Amazon sheds $133 billion in market value on Friday
Not all of the day’s price action was higher, though. Amazon.com (AMZN) took a notable post-earnings tumble to end the week – sinking 5.6% and losing $133 billion in market value along the way, equivalent to the entire market cap of energy firm ConocoPhillips (COP).
While the e-commerce and cloud giant’s fourth-quarter revenue of $213.4 billion beat estimates on strong Amazon Web Services (AWS) sales, its earnings of $1.95 per share fell short of the $1.97 Wall Street expected.
Additionally, the company’s forecast for $200 billion in capital expenditures this year sparked concern over the return on investment from its artificial intelligence initiatives.
“The increase in spending will remain an overhang as investors digest the guide and will likely need to see more tangible returns before regaining comfort,” says Wedbush analyst Scott Devitt.
Stellantis spirals on $26 billion write-down, dividend suspension
Stellantis (STLA) was another massive decliner today, sinking 24% after the Jeep parent said it will incur a 22.2 billion euro (roughly $26 billion) charge related to a restructuring of its electric vehicle strategy.
“We are resetting our product plan and our EV supply chain to reflect much more real customer demand and shifting regulation following an initial overestimation of pace of adoption of electrification in the regions,” said Stellantis CEO Antonio Filosa in the company’s earnings call.

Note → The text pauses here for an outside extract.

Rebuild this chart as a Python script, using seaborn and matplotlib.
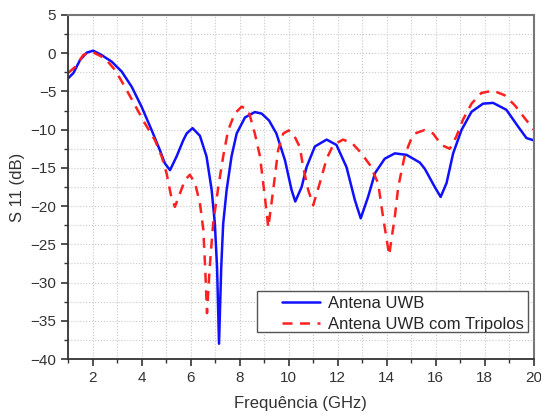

The automaker also said that it will suspend its dividend in 2026 due to its 2025 net loss, which it says “will contribute to preserving a strong balance sheet.”
Next week brings jobs, inflation data
While next week’s earnings calendar remains jam-packed, with Coca-Cola (KO) and Spotify (SPOT) among the many names reporting, the economic calendar brings some key updates as well.
First up is Wednesday morning’s release of the January jobs report, delayed from its initial release due to the short-lived government shutdown. And on Friday, Wall Street will see the January Consumer Price Index (CPI) report.
Wells Fargo economists expect “a cleaner read on inflation” this time around as distortions from last fall’s shutdown-delayed data fade.
As for the jobs report, the economists think the data will “leave the tepid picture of the labor market little changed,” though the 80,000 new jobs they forecast is better than the 50,000 jobs added in December.